**Dataset content:**
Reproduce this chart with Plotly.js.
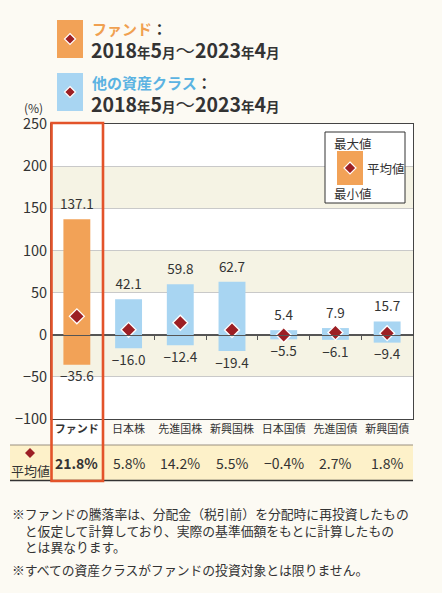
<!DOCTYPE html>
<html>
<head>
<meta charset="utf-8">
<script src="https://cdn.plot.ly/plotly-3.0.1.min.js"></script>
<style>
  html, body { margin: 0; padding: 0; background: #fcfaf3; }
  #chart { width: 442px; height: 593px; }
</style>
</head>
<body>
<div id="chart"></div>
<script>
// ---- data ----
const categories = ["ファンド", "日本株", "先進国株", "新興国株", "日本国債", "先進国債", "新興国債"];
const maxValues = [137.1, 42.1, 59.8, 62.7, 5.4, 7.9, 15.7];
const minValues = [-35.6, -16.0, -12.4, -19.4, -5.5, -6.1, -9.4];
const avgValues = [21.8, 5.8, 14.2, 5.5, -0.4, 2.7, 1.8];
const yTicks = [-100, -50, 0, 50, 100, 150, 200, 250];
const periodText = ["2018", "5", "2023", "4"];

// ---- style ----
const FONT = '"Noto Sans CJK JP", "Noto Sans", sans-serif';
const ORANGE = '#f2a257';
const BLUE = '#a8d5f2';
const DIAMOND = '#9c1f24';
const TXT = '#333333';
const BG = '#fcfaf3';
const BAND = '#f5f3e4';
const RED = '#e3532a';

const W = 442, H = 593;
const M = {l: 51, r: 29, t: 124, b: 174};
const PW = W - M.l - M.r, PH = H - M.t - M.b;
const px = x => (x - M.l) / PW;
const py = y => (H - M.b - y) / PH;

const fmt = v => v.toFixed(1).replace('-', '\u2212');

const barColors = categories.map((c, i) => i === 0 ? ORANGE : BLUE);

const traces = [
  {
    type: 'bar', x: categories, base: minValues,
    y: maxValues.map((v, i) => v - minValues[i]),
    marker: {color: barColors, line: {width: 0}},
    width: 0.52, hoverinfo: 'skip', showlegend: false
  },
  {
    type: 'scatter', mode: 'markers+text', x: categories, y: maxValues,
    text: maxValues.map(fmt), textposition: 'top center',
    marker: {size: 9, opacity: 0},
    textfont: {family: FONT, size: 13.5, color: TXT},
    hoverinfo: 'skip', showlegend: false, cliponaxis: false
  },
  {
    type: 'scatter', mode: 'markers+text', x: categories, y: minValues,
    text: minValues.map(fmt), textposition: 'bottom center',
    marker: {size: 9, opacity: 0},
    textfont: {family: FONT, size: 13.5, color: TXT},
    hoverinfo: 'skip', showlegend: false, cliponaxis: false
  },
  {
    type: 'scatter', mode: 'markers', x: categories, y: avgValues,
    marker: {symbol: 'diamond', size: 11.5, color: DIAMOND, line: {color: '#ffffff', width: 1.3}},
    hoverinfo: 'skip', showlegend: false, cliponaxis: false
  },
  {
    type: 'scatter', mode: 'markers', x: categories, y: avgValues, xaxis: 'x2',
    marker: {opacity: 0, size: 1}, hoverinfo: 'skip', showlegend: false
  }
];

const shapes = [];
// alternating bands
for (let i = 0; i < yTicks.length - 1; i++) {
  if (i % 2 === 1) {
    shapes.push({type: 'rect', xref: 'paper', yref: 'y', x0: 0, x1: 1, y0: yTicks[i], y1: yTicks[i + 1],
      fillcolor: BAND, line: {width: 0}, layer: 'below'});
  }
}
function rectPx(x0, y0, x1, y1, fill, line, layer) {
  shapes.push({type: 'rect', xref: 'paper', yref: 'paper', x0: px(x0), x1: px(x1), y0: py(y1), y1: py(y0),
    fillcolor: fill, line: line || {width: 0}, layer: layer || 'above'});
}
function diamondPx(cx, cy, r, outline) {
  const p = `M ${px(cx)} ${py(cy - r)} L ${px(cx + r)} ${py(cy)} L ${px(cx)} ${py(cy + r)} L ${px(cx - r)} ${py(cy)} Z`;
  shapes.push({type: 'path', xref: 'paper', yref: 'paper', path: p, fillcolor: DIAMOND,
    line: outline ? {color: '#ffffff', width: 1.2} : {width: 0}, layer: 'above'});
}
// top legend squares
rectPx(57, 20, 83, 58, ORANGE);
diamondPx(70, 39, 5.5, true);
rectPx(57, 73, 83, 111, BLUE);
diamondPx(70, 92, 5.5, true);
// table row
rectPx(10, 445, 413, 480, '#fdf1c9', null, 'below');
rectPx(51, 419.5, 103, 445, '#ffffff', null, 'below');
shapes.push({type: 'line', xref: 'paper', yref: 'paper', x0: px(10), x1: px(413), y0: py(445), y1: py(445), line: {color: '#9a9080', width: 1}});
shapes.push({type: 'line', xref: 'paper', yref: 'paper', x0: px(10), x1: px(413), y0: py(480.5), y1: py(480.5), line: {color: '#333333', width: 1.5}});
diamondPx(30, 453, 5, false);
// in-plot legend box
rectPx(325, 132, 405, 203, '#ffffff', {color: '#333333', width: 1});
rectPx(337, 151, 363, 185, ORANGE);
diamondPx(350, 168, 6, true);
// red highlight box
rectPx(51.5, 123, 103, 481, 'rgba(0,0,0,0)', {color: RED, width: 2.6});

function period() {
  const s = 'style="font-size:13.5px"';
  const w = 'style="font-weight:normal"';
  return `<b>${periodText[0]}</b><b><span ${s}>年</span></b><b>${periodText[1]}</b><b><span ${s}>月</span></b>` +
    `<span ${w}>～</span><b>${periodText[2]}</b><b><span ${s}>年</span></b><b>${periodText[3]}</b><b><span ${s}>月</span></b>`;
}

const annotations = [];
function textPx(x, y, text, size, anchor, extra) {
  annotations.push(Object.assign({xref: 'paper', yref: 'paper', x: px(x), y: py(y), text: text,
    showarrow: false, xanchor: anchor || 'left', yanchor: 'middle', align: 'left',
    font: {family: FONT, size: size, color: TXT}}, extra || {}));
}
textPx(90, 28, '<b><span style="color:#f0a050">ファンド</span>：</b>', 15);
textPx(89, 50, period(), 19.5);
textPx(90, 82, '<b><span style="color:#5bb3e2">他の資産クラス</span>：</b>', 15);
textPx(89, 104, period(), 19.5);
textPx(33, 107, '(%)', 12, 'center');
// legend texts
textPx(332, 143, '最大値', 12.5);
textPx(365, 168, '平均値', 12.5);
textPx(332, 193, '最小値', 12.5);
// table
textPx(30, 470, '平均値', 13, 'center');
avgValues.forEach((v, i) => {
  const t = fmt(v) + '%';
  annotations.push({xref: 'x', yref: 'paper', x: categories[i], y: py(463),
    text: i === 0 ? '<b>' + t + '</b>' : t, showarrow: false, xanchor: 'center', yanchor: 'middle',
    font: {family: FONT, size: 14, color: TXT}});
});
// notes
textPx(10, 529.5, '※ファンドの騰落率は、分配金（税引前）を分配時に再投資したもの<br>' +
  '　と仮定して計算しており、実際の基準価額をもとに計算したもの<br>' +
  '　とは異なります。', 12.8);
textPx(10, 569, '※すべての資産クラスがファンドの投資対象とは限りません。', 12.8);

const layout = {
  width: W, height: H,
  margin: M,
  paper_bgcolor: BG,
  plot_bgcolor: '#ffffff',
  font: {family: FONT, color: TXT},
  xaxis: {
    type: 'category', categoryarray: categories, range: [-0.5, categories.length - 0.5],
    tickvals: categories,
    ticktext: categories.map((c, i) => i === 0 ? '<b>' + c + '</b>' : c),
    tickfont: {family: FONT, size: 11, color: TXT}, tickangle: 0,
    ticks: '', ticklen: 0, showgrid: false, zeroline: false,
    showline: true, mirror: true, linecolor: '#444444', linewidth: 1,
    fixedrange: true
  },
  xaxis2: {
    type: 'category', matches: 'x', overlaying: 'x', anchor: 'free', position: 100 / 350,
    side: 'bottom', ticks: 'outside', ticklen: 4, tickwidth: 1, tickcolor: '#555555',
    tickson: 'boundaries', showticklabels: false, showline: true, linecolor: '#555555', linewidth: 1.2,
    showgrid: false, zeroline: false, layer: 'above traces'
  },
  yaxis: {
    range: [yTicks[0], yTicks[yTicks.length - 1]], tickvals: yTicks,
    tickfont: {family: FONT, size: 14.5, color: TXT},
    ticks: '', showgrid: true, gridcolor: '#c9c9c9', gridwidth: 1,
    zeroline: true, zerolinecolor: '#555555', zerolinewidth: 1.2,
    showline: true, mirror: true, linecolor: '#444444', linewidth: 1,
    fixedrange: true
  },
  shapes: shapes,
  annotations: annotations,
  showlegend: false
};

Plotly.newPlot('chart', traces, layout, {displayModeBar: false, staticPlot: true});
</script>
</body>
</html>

**What the task asks:**
Say how many lines of the listing above contain "chart", with no other words.

**Result below:**
4